The National Organization for Marriage wants a few "noncognitive" celebrities to carry its antigay message to the masses.
That's the latest revelation to get attention from NOM's strategy document, marked "confidential," that was uncovered as part of a lawsuit in Maine. The Gay & Lesbian Alliance Against Defamation is calling out NOM for what it says is a cynical view of voters' intelligence.
"Celebrity or not and 'cognitive' or not, given how cynically NOM views its supporters, who would want to stand with them and support their agenda?" said Herndon Graddick, GLAAD’s vice president of Programs and Communications.
In the strategy document, which has already received a deluge of criticism for its plan to use race to divide the country, NOM outlines "cultural strategies" that include recruiting celebrity spokespeople.
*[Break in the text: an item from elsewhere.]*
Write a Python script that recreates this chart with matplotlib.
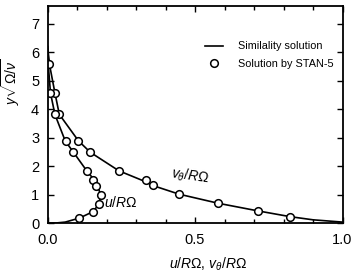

"We are looking for a new set of messengers," the document declares. But it doesn't seem to think too highly of whoever volunteers, calling them "glamorous noncognitive elites."
"Here's the bottom line: Hollywood with its cultural biases is far bigger than we can hope to be. We recognize this," the strategy states. "But we also recognize the opportunity - the disproportionate potential impact of proactively seeking to gather and connect a community of artists, athletes, writers, beauty queens and other glamorous noncognitive elites across national boundaries."
GLAAD points out that NOM did in fact recruit a "beauty queen," as it had strategized. Miss California Carrie Prejean, who famously said she opposed "opposite marriage" in an answer on stage at the Miss USA pageant, was a short-lived spokeswoman for the group before a sex tape of her surfaced.
Then NOM successfully recruited an athlete, as it had imagined, to speak out against marriage equality in New York. Former New York Giants wide receiver David Tyree, a Super Bowl hero, said in a video for NOM that same-sex marriage would lead to "anarchy" nationwide.
While NOM failed in New York, NOM did succeed in getting a lot of attention for its celebrity partnership, and that seems to have been part of the plan. But NOM hoped that "glamorous noncognitive elites" would inspire others to stand up, and it's unclear whether that's happened in the form of donations or other ways.
"When people are isolated they are silent and ineffectual; in community they gather courage and also give courage (by being visible to others)," the strategy says. "Precisely because Hollywood is currently so massively biased, there is an opportunity for a small countercultural community to have a disproportionate cultural impact."